Up until now fixed income vs equity correlation has been negative

Then: Low bond yields, flat bond curves and low market risk premia

In the last decade of monetary dominance, the correlation between fixed income assets and equity returns has been very negative: when one goes up, the other goes down. This is mostly because over that period, it became very commonplace for central banks to respond strongly in times of risk asset stress (Chart 1).  

Typical central bank policy included slashing interest rates and issuing large bond buying programmes. Why? To ease financial conditions in markets and encourage investors to be less risk averse so that they purchase riskier assets again, such as equities. As such, the impact for markets was a mix of low bond yields, flat bond curves and low market risk premia.

Chart 1: The correlation between equity and fixed income returns is changing

Now: Higher bond yield, steeper curves and higher market risk premia

The rise in fiscal reliance will significantly alter the policy impact on financial markets. Unlike monetary policy, fiscal policy is achieved mainly through large bond borrowing, and the policy is aimed at more directly impacting the economy. All else equal, this should mean higher bond yields, steeper curves and higher market risk premia than what we have experienced in recent years.

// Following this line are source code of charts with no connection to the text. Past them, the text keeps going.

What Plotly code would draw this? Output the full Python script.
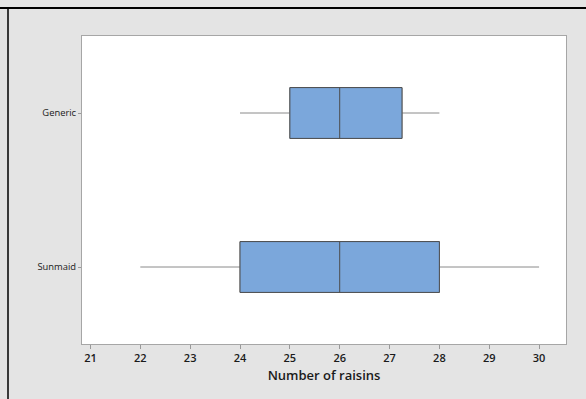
import plotly.graph_objects as go

categories = ["Generic", "Sunmaid"]
lower_whisker = [24, 22]
q1 = [25, 24]
median = [26, 26]
q3 = [27.25, 28]
upper_whisker = [28, 30]
x_ticks = [21, 22, 23, 24, 25, 26, 27, 28, 29, 30]

fig = go.Figure()
# whiskers (lighter gray)
fig.add_trace(go.Box(
    y=categories,
    q1=q1, median=median, q3=q3,
    lowerfence=lower_whisker, upperfence=upper_whisker,
    orientation="h",
    fillcolor="#7BA7DB",
    line=dict(color="#8a8a8a", width=1),
    width=0.33, whiskerwidth=0, boxpoints=False, hoverinfo="skip",
))
# box body with darker outline
fig.add_trace(go.Box(
    y=categories,
    q1=q1, median=median, q3=q3,
    lowerfence=q1, upperfence=q3,
    orientation="h",
    fillcolor="#7BA7DB",
    line=dict(color="#4d4d4d", width=1),
    width=0.33, whiskerwidth=0, boxpoints=False, hoverinfo="skip",
))

fig.update_layout(
    width=586, height=399,
    margin=dict(l=82, r=20, t=36, b=55),
    paper_bgcolor="#E4E4E4",
    plot_bgcolor="white",
    showlegend=False,
    boxmode="overlay",
    font=dict(family="Open Sans", color="#1a1a1a"),
    xaxis=dict(
        range=[20.83, 30.54],
        tickvals=x_ticks,
        ticks="outside", ticklen=4, tickcolor="#999999",
        showgrid=False, zeroline=False,
        showline=True, linecolor="#a6a6a6", mirror=True, linewidth=1,
        tickfont=dict(size=11, weight=600),
        title=dict(text="Number of raisins", font=dict(size=13, weight=600), standoff=6),
    ),
    yaxis=dict(
        type="category",
        categoryorder="array", categoryarray=["Sunmaid", "Generic"],
        range=[-0.5, 1.5],
        ticks="outside", ticklen=3, tickcolor="#999999",
        showgrid=False, zeroline=False,
        showline=True, linecolor="#a6a6a6", mirror=True, linewidth=1,
        tickfont=dict(size=9.4),
    ),
)

# window frame lines (top and left)
fig.add_shape(type="line", xref="paper", yref="paper",
              x0=-82/484, x1=(586-82)/484, y0=1+28/308, y1=1+28/308,
              line=dict(color="black", width=2))
fig.add_shape(type="line", xref="paper", yref="paper",
              x0=-74/484, x1=-74/484, y0=-55/308, y1=1+28/308,
              line=dict(color="black", width=1.5))

fig.write_html("out.html", config={"displayModeBar": False},
               post_script="document.body.style.margin='0';document.body.style.padding='0';")
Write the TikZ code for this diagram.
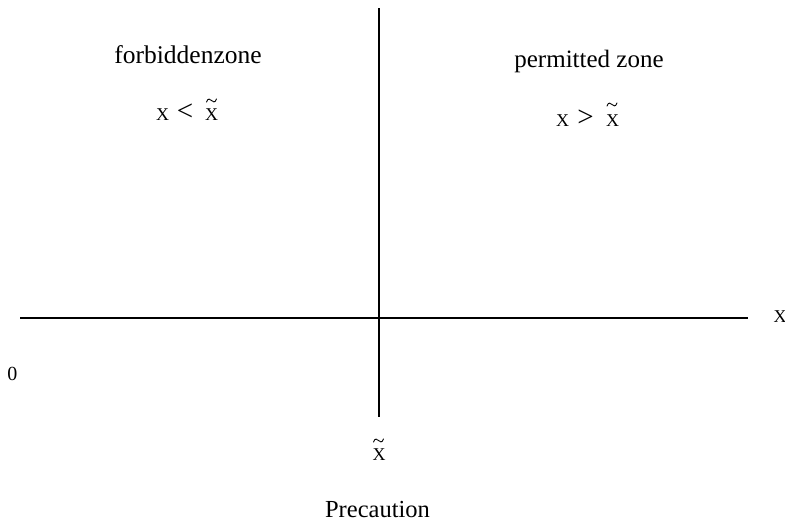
\documentclass[tikz,border=0pt]{standalone}
\usepackage{fontspec}
\setmainfont{Liberation Serif}
\begin{document}
\begin{tikzpicture}[x=1pt,y=-1pt,
  lbl/.style={inner sep=0pt, anchor=base},
  big/.style={font=\fontsize{25}{30}\selectfont},
  sm/.style={font=\fontsize{18}{20}\selectfont},
  rel/.style={font=\fontsize{29}{30}\selectfont},
  ax/.style={line width=1.6pt},
  tildemark/.pic={\draw[line width=0.9pt, line cap=round] (-5,1.5) .. controls (-3.5,-3) and (-1.2,-1.2) .. (0,0) .. controls (1.2,1.2) and (3.5,3) .. (5,-1.5);}]
\useasboundingbox (0,0) rectangle (785,522);
\coordinate (hl) at (20,318);
\coordinate (hr) at (748,318);
\coordinate (vt) at (379,8);
\coordinate (vb) at (379,417);
\draw[ax] (hl) -- (hr);
\draw[ax] (vt) -- (vb);
\node[lbl, font=\fontsize{25.5}{30}\selectfont] (fz) at (188,63) {forbiddenzone};
\node[lbl, big] (pz) at (589,67) {permitted zone};
% x < x~
\node[lbl, sm] (xa) at (162.5,120) {X};
\node[lbl, rel] (lt) at (185,120) {<};
\node[lbl, sm] (xta) at (211.5,120) {X};
\pic (ta) at (211.5,100.5) {tildemark};
% x > x~
\node[lbl, sm] (xb) at (562.5,126) {X};
\node[lbl, rel] (gt) at (585.5,126) {>};
\node[lbl, sm] (xtb) at (612.5,126) {X};
\pic (tb) at (612,104.5) {tildemark};
% axis labels
\node[lbl, sm] (xax) at (780,322) {X};
\node[lbl, font=\fontsize{20}{22}\selectfont] (zero) at (12.5,380) {0};
\node[lbl, sm] (xtc) at (379,460) {X};
\pic (tc) at (378.5,440.5) {tildemark};
\node[lbl, font=\fontsize{24.5}{30}\selectfont] (prec) at (377.5,517) {Precaution};
\end{tikzpicture}
\end{document}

Coronavirus impact: What will the rise in fiscal policy reliance look like for assets?

While the past few weeks have been pretty dysfunctional in markets, we have had some taste of what the rise in fiscal reliance could look like. Despite the significant declines in risk assets such as equities, this month – core bond yields are mostly higher (such as bonds from developed market governments). To be fair, part of the rise in yields was likely related to the market dysfunction. Meanwhile, the huge sizing up of central bank quantitative easing will put a lid on how far bond yields can rise.

But make no mistake, the policy shifts now in place helped accelerate things, and will be game changers for the interaction between core bond markets and risks assets.